Левский хорошо понимал, что он и его соратники «играют судьбой семи миллионов болгар»[107]
и что «действовать нужно зрело»[108]. Он страстно верил в то, что критика и самокритика необходимы для организации, если она хочет избежать провала и вовремя исправлять свои ошибки. Отвечая на письмо Ивана Кыршовского, высказавшего в осторожных выражениях недовольство его деятельностью, Левский пишет:«Вы мне приписали, будто не вижу бревна в своем глазу, а в ваших глазах вижу и соринку! Ежели ты искренно говоришь в начале своего письма: „Любезный мой брат“, то не нужны такие увертки да труды, а скажи: вот какова твоя ошибка, и я поправлюсь, если я чист! Как и я делаю за всякую вашу кривизну, а лучше сказать — ваши путаницы! Для Отечества работаем, любезный! Скажи мне, где у меня криво, а я скажу, где у тебя криво, да поправимся, да пойдем вместе, если мы — люди!»[109]

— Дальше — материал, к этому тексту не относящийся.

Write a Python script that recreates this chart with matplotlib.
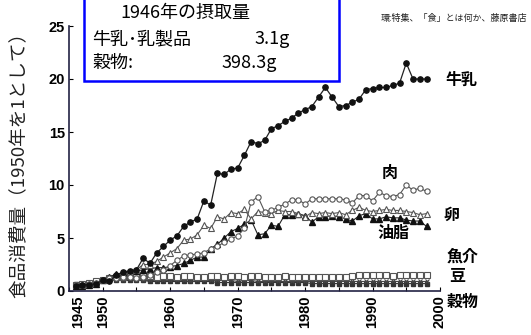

.Левский хотел, чтобы эмигранты приняли еще один принцип: он считал, что Болгария должна опираться только на собственные силы и не выдвигать в качестве предварительного требования успешного восстания помощь других государств. 11 апреля 1871 года он пишет Данаилу Попову, возражая против предложения эмигрантов послать делегацию из трех человек в Сербию для переговоров о сотрудничестве. Он считал, что об этом слишком рано говорить: «Лишь тогда, когда мы соберем все четыре конца Болгарии вместе, да сделаем список самим себе и увидим, что перед собой имеем, тогда и людей послать в Сербию будет легко, и дело ихнее в двух словах будет сделано»[110]
.По опыту прошлого Левский вообще скептически относился к возможности получить помощь от Сербии, однако заявлял, что охотно готов забыть прошлое и считать их братьями, если они в самом деле помогут; но такая помощь принесет пользу только если внутри самой Болгарии все будет готово к восстанию, а поверит он в эту помощь, лишь увидев ее на поле боя. «Братья, — предупреждал он, — рассудите еще раз хорошенько, что немало нас обманывали другие, да и мы сами друг друга, вот дело и откладывается с году на год»[111]
.Не менее скептично относился он и к помощи России вследствие политических особенностей царского правительства и в письме Филипу Тотю от 18 апреля 1871 года писал:
«…о первом из того, что вы предлагаете и хотите, чтобы стало поскорей, — через Н. М. Тошкова попросить Его высокое императорское величество о помощи, о чем уверены, что он и без того поможет! дай бог, чтобы помог и дал добро на нашу республику, хотя своих республиканцев он гоняет и наказывает вплоть до смерти в кандалах… Брат, мы не откажемся и от чертовой помощи, но имеем собственное предназначение…»[112]
.Он снова глубоко встревожен слухами о том, что Тотю собирается летом сколотить чету, и открыто говорит, что готовить поход четы в Болгарию, зная, что в стране ведется подготовка иного рода, — ошибка: «Если бы болгары пошли за четами… то потеряли бы лучших своих юнаков, в руках которых — свобода болгарская, а потом знай опять терпи хоть целый век». Свое письмо он заканчивает образным предупреждением, основанным на горьком опыте: «Столько раз обжигались, что обгорели все, а дуть никак не научимся!».
Однако, хотя Левский употребил весь свой такт и все свое терпение, ему не удалось убедить Тотю в своей правоте. Главное здесь было в том, что Филип Тотю не был способен смириться с положением, при котором воеводы старого времени уже не были нужны. Еще труднее было Левскому со старым товарищем, Панайотом Хитовым. Мало того, что он был нерасторжимо связан с идеей освобождения родины при помощи чет, опирающихся на помощь извне; он был крайне гордым человеком, привык повелевать и не мог смириться с тем, что должен поступить в подчинение к собственному знаменосцу. Левский был глубоко привязан к старому воеводе и уважал его; весь 1871 год он переписывался с ним, пытаясь склонить Хитова к служению внутренней организации. Однако Хитов продолжал собирать собственную чету; он съездил в Сербию, чтобы проверить, не пахнет ли в воздухе новым конфликтом между сербами и турками, что послужило бы поддержкой для болгарского восстания. Когда поездка в Сербию ничего не дала, воевода написал Левскому, и тот увидел, что Хитов так и не понял, каковы характер и цели внутренней организации. К тому же он советовал Левскому не спешить с восстанием, ибо это будет ошибкой (хотя сам Левский ничего так не хотел, как избежать этой самой ошибки), потому что международная обстановка восстанию не благоприятствует, — иными словами, на помощь Сербии рассчитывать нельзя.